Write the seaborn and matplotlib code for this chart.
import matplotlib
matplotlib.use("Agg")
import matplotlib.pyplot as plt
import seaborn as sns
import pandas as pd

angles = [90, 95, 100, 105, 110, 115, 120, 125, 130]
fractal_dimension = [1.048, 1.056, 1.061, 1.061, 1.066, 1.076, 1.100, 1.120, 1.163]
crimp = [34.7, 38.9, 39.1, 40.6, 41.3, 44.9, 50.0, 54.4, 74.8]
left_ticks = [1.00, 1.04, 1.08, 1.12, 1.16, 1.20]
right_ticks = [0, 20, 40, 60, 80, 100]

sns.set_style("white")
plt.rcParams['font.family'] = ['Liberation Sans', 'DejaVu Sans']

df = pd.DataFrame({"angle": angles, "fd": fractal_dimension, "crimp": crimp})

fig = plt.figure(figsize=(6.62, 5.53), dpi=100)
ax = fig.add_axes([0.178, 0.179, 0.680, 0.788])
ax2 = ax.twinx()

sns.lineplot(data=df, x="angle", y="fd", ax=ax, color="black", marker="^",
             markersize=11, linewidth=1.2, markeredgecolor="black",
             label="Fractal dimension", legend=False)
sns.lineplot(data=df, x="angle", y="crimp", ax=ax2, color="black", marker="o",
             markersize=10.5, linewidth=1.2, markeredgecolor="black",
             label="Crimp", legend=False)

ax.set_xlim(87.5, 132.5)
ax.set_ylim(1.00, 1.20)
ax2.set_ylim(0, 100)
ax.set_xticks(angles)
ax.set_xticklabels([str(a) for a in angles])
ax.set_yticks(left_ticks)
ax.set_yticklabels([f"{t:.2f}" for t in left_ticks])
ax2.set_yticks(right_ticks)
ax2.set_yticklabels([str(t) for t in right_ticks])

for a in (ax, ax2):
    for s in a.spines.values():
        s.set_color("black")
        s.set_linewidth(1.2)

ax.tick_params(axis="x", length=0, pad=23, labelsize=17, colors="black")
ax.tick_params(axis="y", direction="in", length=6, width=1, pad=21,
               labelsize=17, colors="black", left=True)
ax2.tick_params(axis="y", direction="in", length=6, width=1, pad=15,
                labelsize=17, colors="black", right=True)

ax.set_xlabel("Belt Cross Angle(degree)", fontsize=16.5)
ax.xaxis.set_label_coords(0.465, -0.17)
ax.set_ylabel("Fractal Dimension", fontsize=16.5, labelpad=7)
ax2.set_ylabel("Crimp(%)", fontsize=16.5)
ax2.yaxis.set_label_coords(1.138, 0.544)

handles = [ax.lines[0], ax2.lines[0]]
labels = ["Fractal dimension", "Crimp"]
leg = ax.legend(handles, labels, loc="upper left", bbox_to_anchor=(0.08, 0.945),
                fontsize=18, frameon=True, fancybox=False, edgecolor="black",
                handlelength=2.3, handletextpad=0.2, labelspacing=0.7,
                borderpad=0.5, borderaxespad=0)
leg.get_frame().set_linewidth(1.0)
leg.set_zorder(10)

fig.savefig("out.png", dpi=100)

SET PROBLEM: Quote the listing word for word from its first line through the line in which "import pandas as pd" appears.

OUTPUT BELOW:
Write the seaborn and matplotlib code for this chart.
import matplotlib
matplotlib.use("Agg")
import matplotlib.pyplot as plt
import seaborn as sns
import pandas as pd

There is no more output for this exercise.